[sword-devel] HELP! Need your feedback on XML Markup Language

Mike Sangrey sword-devel@crosswire.org
Fri, 17 Aug 2001 12:17:34 -0400


Regarding the problem of overlapping hierarchies:

Yes, indeedy!  This is a problem.

This is, at least from a linguist's viewpoint, one of the major issues
with Sword and/or the XML markup being used.  It is VERY verse
oriented.  Please don't read that as being harsh.  I don't intend
that.  And, since I'm a Software Engineer, I understand how tricky
getting different Biblical texts and associated Bible tools lined up
with each other can be.

However, the XML markup--
   <verse>...</verse>

is very unfortunate.  But why?

>From a linguistic viewpoint, verse structure (except where the
original Biblical text exhibits verse structure, eg. Psalms) conveys
semantic information which simply is not there.  What that means is
that a person studying their Bible will derive meaning information
from the text (because of the verse structure) which was not there.
Yes!  That's right. I'm saying the versification has added meaning to
the Bible.  The reason this is so is because people process meaning in
"packages" so it is very important to the understanding of the meaning
that the meaning of the original be packaged up correctly.  I can get
into this more, but, linguistically, versifying--IF IT STRUCTURES THE
TEXT--is a big problem.  (BTW, if you want to try something
interesting, pull the text of a small epistle like Ephesians into a
word processor, remove chapter and verse numbers, paragraph according
to the Greek NT, print it out and read it.  It reads more smoothly.)

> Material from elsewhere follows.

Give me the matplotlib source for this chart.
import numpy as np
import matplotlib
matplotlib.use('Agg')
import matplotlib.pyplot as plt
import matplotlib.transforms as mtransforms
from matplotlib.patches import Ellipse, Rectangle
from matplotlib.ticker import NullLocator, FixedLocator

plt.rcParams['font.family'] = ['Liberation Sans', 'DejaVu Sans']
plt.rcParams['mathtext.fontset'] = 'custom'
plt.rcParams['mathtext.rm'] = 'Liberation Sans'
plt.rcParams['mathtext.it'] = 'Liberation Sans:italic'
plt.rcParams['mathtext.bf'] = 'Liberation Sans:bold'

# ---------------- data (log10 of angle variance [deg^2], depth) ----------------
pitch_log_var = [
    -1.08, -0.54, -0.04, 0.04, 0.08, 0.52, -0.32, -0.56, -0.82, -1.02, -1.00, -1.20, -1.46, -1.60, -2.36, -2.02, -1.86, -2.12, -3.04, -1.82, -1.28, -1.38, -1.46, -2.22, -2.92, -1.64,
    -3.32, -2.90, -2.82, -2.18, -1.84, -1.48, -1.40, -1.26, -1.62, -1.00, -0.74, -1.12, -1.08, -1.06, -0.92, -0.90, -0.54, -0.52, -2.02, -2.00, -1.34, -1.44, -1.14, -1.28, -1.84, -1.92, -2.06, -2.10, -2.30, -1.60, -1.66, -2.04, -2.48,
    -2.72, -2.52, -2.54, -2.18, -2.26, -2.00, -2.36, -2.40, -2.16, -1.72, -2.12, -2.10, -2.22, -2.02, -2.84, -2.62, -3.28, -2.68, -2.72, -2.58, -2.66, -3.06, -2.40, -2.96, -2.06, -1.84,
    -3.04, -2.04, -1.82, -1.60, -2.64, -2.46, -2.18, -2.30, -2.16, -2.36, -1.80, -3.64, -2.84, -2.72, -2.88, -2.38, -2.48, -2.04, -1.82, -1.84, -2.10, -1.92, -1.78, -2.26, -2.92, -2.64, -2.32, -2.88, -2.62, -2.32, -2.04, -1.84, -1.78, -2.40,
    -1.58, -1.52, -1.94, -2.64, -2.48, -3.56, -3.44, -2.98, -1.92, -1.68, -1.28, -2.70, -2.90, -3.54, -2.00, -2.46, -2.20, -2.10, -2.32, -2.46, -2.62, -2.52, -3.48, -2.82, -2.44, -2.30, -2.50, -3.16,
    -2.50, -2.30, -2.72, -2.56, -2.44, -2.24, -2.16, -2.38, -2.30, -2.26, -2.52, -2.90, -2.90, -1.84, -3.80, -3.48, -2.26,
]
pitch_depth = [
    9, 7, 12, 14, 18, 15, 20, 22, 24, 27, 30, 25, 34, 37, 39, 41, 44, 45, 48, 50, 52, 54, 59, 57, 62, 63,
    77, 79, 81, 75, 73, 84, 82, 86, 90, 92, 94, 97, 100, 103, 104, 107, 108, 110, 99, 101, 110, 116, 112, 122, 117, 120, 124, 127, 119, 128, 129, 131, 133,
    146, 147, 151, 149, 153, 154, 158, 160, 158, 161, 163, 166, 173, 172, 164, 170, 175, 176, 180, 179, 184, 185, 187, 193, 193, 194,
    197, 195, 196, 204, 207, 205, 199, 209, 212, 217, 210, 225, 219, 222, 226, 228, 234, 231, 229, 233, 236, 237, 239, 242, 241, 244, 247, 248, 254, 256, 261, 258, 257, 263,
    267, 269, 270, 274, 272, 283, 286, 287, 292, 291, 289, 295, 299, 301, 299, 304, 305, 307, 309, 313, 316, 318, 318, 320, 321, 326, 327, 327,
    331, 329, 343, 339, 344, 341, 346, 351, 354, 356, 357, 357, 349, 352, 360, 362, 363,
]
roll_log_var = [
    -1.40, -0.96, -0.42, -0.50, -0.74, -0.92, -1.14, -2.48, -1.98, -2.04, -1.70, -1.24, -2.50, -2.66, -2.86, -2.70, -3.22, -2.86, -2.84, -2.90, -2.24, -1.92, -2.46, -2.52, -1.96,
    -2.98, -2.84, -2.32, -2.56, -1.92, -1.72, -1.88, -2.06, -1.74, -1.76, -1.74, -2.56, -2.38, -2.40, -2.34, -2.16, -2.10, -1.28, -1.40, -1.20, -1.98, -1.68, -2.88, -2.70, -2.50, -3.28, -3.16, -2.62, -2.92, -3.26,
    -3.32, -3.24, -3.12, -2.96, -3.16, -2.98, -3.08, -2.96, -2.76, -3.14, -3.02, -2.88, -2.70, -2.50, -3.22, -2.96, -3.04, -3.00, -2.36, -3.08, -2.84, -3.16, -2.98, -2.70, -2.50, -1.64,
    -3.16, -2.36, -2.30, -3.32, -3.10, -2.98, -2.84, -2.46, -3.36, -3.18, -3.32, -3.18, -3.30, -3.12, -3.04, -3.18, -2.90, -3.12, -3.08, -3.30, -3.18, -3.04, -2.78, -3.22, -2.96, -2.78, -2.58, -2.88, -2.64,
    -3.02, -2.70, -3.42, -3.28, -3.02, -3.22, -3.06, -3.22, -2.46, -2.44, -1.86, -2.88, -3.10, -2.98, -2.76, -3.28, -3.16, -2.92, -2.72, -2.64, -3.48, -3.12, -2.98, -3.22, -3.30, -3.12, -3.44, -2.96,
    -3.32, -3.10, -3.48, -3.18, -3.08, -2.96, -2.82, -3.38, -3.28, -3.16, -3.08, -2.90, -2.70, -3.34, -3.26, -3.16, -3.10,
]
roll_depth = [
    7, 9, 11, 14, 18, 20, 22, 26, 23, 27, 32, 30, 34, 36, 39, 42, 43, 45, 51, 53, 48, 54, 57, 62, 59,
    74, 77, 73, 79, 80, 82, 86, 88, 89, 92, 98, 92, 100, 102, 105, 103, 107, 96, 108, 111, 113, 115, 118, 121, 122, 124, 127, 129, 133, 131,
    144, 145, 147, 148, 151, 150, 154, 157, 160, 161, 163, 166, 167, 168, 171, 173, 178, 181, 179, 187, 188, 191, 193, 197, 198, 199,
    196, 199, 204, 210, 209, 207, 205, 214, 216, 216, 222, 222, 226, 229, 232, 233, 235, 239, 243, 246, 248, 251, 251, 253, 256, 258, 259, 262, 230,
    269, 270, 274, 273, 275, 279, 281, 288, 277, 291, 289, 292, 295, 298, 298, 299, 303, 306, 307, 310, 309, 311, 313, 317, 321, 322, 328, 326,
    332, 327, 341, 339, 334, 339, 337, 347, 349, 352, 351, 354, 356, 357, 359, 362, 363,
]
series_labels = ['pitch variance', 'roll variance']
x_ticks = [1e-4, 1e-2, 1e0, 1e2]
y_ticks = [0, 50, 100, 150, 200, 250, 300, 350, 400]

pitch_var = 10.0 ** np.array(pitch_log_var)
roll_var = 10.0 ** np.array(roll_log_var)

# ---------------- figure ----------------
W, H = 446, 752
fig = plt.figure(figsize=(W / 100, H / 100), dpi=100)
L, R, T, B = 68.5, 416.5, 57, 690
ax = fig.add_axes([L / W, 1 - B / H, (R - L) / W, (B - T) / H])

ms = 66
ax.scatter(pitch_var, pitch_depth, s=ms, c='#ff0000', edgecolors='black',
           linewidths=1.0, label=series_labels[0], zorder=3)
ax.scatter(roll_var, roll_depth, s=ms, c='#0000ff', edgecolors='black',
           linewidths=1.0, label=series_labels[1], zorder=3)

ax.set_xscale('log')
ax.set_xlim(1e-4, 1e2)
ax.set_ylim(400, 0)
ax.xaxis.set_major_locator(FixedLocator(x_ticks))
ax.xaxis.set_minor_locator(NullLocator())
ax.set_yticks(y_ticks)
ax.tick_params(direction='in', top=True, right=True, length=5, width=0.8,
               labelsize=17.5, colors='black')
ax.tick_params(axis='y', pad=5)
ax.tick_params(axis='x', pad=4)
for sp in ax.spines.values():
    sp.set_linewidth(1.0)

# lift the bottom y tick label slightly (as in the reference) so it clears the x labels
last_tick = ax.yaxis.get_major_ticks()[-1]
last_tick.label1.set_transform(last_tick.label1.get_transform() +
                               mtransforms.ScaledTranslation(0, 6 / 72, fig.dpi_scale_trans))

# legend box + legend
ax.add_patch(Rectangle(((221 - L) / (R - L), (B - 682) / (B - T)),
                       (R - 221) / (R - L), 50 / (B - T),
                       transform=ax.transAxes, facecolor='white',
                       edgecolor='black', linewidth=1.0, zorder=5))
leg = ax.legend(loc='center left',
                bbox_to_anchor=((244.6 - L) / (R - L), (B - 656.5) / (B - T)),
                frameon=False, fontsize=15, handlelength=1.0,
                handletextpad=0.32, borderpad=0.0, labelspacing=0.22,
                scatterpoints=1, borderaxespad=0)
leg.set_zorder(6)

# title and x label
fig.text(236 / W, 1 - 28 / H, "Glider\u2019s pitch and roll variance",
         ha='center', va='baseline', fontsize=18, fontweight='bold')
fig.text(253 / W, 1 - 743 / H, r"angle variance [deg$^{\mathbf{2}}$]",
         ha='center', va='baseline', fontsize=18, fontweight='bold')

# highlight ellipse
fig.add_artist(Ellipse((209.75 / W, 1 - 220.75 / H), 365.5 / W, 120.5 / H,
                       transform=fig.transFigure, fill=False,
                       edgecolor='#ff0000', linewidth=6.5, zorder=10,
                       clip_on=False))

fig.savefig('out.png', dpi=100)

Now, back to the problem.  For example, we run into problems like
this:
   <para>
      <verse>
         stuff
   </para>
   <para>
         stuff
      </verse>
      <verse>
         stuff
      </verse>
   </para>

Which, of course, doesn't work.  Quotes are similar.

What should be done?

The XML schema must be modeled after how the data really works.  Or,
to put it differently, a decision needs to be made regarding the
structure of the data--that is, which markup expresses hierarchical
relationships and which markup simply tags data.  Semantically, these
are two different things.

In effect, what this means, is an XML schema must, IMO, constrain markup
to look something like this:

   <para>
      <verse chap="01" verse="03"/>
        stuff
   </para>
   <para>
        stuff
      <verse chap="01" verse="04"/>
        stuff
   </para>

A markup with <versestart/> and <verseend/> is also possible.

Why this markup structure?

Because verse markup is nothing more than tagging a location.  It
carries no information regarding the actual structure of the data.
The XML markup must keep separate the markup which expresses the
semantics of the structure of the text itself FROM the markup which
expresses the semantics of the presentation.  The former are things
like `sentence', `paragraph', `section' and `subsection', and
`discourse'.  The later encompasses things like the versification
scheme and chapter markup, hints for location of margin notes, etc.

Lastly, for quotes, you will need to do something like <quotestart/>
and <quoteend/> since quotes that span paragraphs are handled
differently in different languages.  For example, English prefixes
each paragraph with a double quote character but the end quote
character appears at the end of the last paragraph.  The semantics of
quotes, therefore, are `quotestart' and `quoteend' (possibly
recursive) and the rendering engine needs to figure out what the
presentation looks like from that semantic information.

Well, that's a lot to digest.  I hope this helps in some way.  I want
to help reveal what I believe to be the real issues without fogging
things up in the process.

Has anyone looked at XSEM.xml as the solution?  It was done by SIL.
It solves all these problems.

May the Lord be benefitted.


-- 
Mike Sangrey
msangrey@BlueFeltHat.org
Landisburg, Pa.
                        "The first one last wins."
            "A net of highly cohesive details reveals the truth."